The Ospedali reached their pinnacle between 1720-80: the musical ensembles grew in number, and the governors hired even more instrumental teachers and composers. By the middle of the eighteenth century, the Ospedali Grandi had mostly moved away from having older figlie del coro teach beginning students. Instead, they adopted the master and pupil system of education: master teachers, who already held successful reputations, composed for the Ospedali and trained the figlie. Hiring the most famous composers became essential to attracting larger and wealthier audiences. A few special visitors also gained permission from the governors to view and listen to the women perform behind the grates.

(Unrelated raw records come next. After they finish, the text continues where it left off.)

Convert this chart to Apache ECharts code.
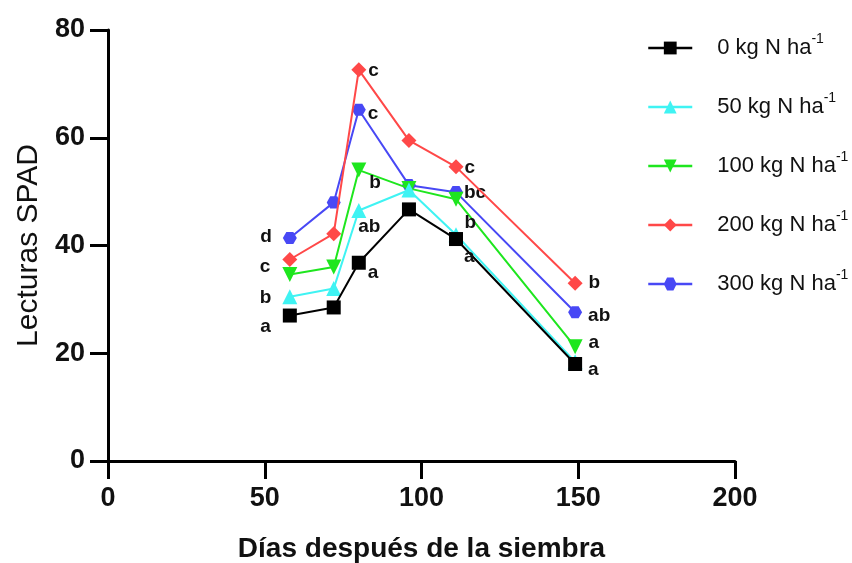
<!DOCTYPE html>
<html>
<head>
<meta charset="utf-8">
<script src="https://cdn.jsdelivr.net/npm/echarts@6/dist/echarts.min.js"></script>
<style>
  html, body { margin: 0; padding: 0; background: #fff; }
  #chart { width: 852px; height: 563px; }
</style>
</head>
<body>
<div id="chart"></div>
<script>
// days after sowing
var days = [58, 72, 80, 96, 111, 149];

var seriesNames = ['0 kg N ha', '50 kg N ha', '100 kg N ha', '200 kg N ha', '300 kg N ha'];

// SPAD readings per N rate
var spad0   = [27.0, 28.5, 36.8, 46.7, 41.2, 18.0];
var spad50  = [30.5, 32.0, 46.5, 50.3, 42.0, 18.4];
var spad100 = [34.6, 36.0, 54.0, 50.6, 48.6, 21.2];
var spad200 = [37.4, 42.2, 72.6, 59.5, 54.6, 33.0];
var spad300 = [41.4, 48.0, 65.2, 51.2, 49.9, 27.6];

// significance letters
var let0   = ['a', '', 'a', '', 'a', 'a'];
var let50  = ['b', '', 'ab', '', '', ''];
var let100 = ['', '', 'b', '', 'b', 'a'];
var let200 = ['c', '', 'c', '', 'c', 'b'];
var let300 = ['d', '', 'c', '', 'bc', 'ab'];

var yTicks = [0, 20, 40, 60, 80];
var xTicks = [0, 50, 100, 150, 200];

// where each letter sits next to its point: [position, dx, dy]
var labelPlace = [
  [['left', -10, 11], null, ['right', 0, 10], null, ['right', -1, 18], ['right', 4, 6]],
  [['left', -9, 1], null, ['right', -10, 16], null, null, null],
  [null, null, ['right', 1, 13], null, ['right', -1, 24], ['right', 4, -4]],
  [['left', -10, 7], null, ['right', 0, 1], null, ['right', -1, 1], ['right', 4, 0]],
  [['left', -9, -1], null, ['right', 0, 4], null, ['right', -1, 1], ['right', 4, 3]]
];

var hexagon = 'path://M-10,0 L-5,-8.66 L5,-8.66 L10,0 L5,8.66 L-5,8.66 Z';

var looks = [
  { color: '#000000', symbol: 'rect', rotate: 0, size: 14, z: 7 },
  { color: '#3ff3f3', symbol: 'triangle', rotate: 0, size: 15, z: 6 },
  { color: '#1ee61e', symbol: 'triangle', rotate: 180, size: 15, z: 5 },
  { color: '#ff4848', symbol: 'diamond', rotate: 0, size: 15, z: 4 },
  { color: '#4848f5', symbol: hexagon, rotate: 0, size: 14, z: 3 }
];

var allValues = [spad0, spad50, spad100, spad200, spad300];
var allLetters = [let0, let50, let100, let200, let300];

function buildData(si) {
  return days.map(function (d, i) {
    var item = { value: [d, allValues[si][i]] };
    var p = labelPlace[si][i];
    if (allLetters[si][i] && p) {
      item.label = {
        show: true,
        formatter: allLetters[si][i],
        position: p[0],
        offset: [p[1], p[2]]
      };
    }
    return item;
  });
}

var chart = echarts.init(document.getElementById('chart'));

var series = seriesNames.map(function (name, si) {
  var lk = looks[si];
  return {
    name: name,
    type: 'line',
    data: buildData(si),
    z: lk.z,
    symbol: lk.symbol,
    symbolRotate: lk.rotate,
    symbolSize: lk.size,
    symbolKeepAspect: true,
    showAllSymbol: true,
    animation: false,
    lineStyle: { color: lk.color, width: 2 },
    itemStyle: { color: lk.color, opacity: 1 },
    label: {
      show: false,
      distance: 2,
      color: '#111',
      fontFamily: 'Liberation Sans, Arial, sans-serif',
      fontWeight: 'bold',
      fontSize: 19
    },
    emphasis: { disabled: true }
  };
});

chart.setOption({
  backgroundColor: '#ffffff',
  animation: false,
  grid: { left: 108, right: 117, top: 30, bottom: 102, outerBoundsMode: 'none', containLabel: false },
  legend: {
    orient: 'vertical',
    left: 647,
    top: 32,
    padding: 0,
    itemWidth: 44,
    itemHeight: 16,
    itemGap: 32,
    lineStyle: { width: 2.5 },
    data: seriesNames,
    formatter: function (n) {
      return '{g| }{t|' + n + '}{s|-1}';
    },
    textStyle: {
      rich: {
        g: { width: 20, fontSize: 22 },
        t: { fontSize: 22, lineHeight: 32, color: '#111', fontFamily: 'Liberation Sans, Arial, sans-serif' },
        s: { fontSize: 14, lineHeight: 14, verticalAlign: 'top', color: '#111', fontFamily: 'Liberation Sans, Arial, sans-serif' }
      }
    }
  },
  xAxis: {
    type: 'value',
    min: xTicks[0],
    max: xTicks[xTicks.length - 1],
    interval: 50,
    name: 'Días después de la siembra',
    nameLocation: 'middle',
    nameGap: 74,
    nameTextStyle: { fontSize: 28, fontWeight: 'bold', color: '#111', fontFamily: 'Liberation Sans, Arial, sans-serif' },
    splitLine: { show: false },
    axisLine: { onZero: false, lineStyle: { color: '#000', width: 3 } },
    axisTick: { show: true, length: 18, lineStyle: { color: '#000', width: 3 } },
    axisLabel: { margin: 24, fontSize: 27, fontWeight: 'bold', color: '#111', fontFamily: 'Liberation Sans, Arial, sans-serif' }
  },
  yAxis: {
    type: 'value',
    min: yTicks[0],
    max: yTicks[yTicks.length - 1],
    interval: 20,
    name: 'Lecturas SPAD',
    nameLocation: 'middle',
    nameGap: 64,
    nameTextStyle: { fontSize: 30, color: '#111', fontFamily: 'Liberation Sans, Arial, sans-serif' },
    splitLine: { show: false },
    axisLine: { show: true, onZero: false, lineStyle: { color: '#000', width: 3 } },
    axisTick: { show: true, length: 18, lineStyle: { color: '#000', width: 3 } },
    axisLabel: { margin: 23, fontSize: 27, fontWeight: 'bold', color: '#111', fontFamily: 'Liberation Sans, Arial, sans-serif' }
  },
  series: series
});
</script>
</body>
</html>
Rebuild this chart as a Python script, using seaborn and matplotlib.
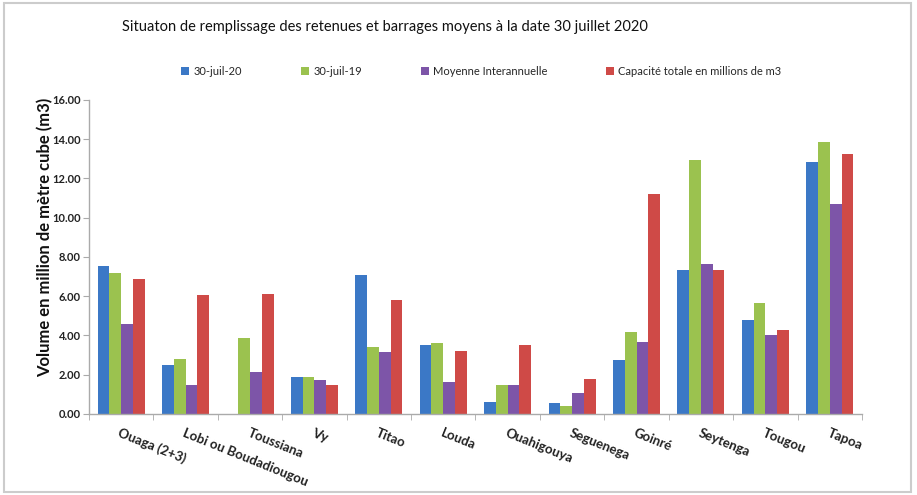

Due to the financial instability in Venice at the end of the eighteenth century, however, the Ospedali fell into bankruptcy. The Derelitti closed in 1791, followed by the Medicanti in 1795. After Napoleon’s invasion of Venice in 1797, all musical activities at the Ospedali were reduced. The Incurabili closed in 1805, leaving only the Pietà’s musical activity to survive Napoleon’s government takeover. The Pietà’s last known musical composition was performed in 1840.

== Composers and Teachers ==
- Giovanni Rovetta (1596–1668)
- Giovanni Legrenzi (1626–1690)
- Carlo Grossi (1634–1688)
- Giovanni Domenico Partenio (before 1650–1701)
- Carlo Francesco Pollarolo (c. 1653–1723)
- Francesco Gasparini (1661–1727)
- Antonio Lotti (1667–1740)
- Giovanni Porta (c. 1675–1755)
- Antonio Vivaldi (1678–1741)
- Nicola Porpora (1686–1768)
- Johann Adolf Hasse (1699–1783)
- Andrea Bernasconi (1706–1784)
- Baldassare Galuppi (1706–1785)
- Gaetano Latilla (1711–1788)
- Niccolò Jommelli (1714–1774)
- Ferdinando Bertoni (1725–1813)
- Tommaso Traetta (1727–1779)
- Pasquale Anfossi (1727–1797)
- Bonaventura Furlanetto (1738–1817)
- Domenico Cimarosa (1749–1801)

== Sources ==
- Arnold, Denis. “Music at the Ospedali.” Journal of the Royal Musical Association 113, no. 2 (1988).
- Berdes, Jane L. Women Musicians of Venice: Musical Foundations 1525-1855. Oxford: Clarendon Press, 1993.
- Berdes, Jane L. and Joan Whittemore. Guide to Ospedali Research. New York: Pendragon Press, 2012.
- Gillio, Pier Giuseppe. L'Attività musicale negli Ospedali di Venezia nel Settecento. Florence: Olschki, 2006.
- Giron-Panel, Caroline. Musique et musiciennes à Venise : histoire sociale des ospedali. Rome: École française de Rome, 2015.
- Selfridge-Field, Eleanor. Venetian Instrumental Music from Gabrieli to Vivaldi. New York: Courier Dover Publications, 1994.
- Tonelli, Vanessa. "Le Figlie di Coro: Women's Musical Education and Performance at the Venetian Ospedali Maggiori, 1660-1740." PhD Dissertation. Northwestern University, 2022.
- Tonelli, Vanessa. "Women and Music in the Venetian Ospedali." Master's Thesis. Michigan State University, 2013.